W kolejnym wpisie ponownie zaatakował kanadyjskiego przywódcę. "Premier Kanady Justin Trudeau zachowywał się potulnie i łagodnie tylko po to, by po tym, jak wyjechałem, powiedzieć na konferencji prasowej, że amerykańskie cła były obraźliwe i nie zgodzi się na pomiatanie nim. To bardzo nieszczere i słabe. Nasze cła są odpowiedzią na jego 270-procentowe cła na produkty mleczne!" - podkreślił prezydent USA.
Na słowa Donalda Trumpa szybko odpowiedział Justin Trudeau. W oświadczeniu wydanym przez jego biuro czytamy, że premier Kanady na konferencji prasowej nie powiedział niczego, czego wcześniej nie mówił w czasie prywatnych rozmów z prezydentem USA.
We wspólnej deklaracji znalazły się m.in. zapowiedzi walki z protekcjonizmem i znoszenia kolejnych barier handlowych, a także m.in. słowa o wprowadzeniu kolejnych restrykcji wobec Rosji, jeśli zajdzie taka potrzeba.

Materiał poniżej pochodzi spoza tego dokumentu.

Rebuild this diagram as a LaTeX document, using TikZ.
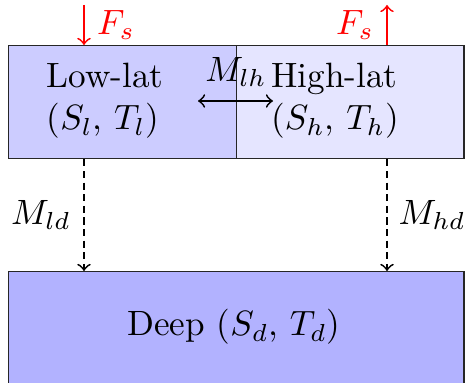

Państwa G7 zgodziły się też w kwestii konieczności reformy Światowej Organizacji Handlu oraz dążeń do zapewnienia tego, że irański program nuklearny będzie miał charakter pokojowy. Jednym z głównych tematów spotkania w kanadyjskim w La Malbaie były amerykańskie cła na stal i aluminium. Wiadomo, że od 1 lipca Kanadyjczycy wprowadzą cła odwetowe. Odpowiedź przygotowuje też Unia Europejska.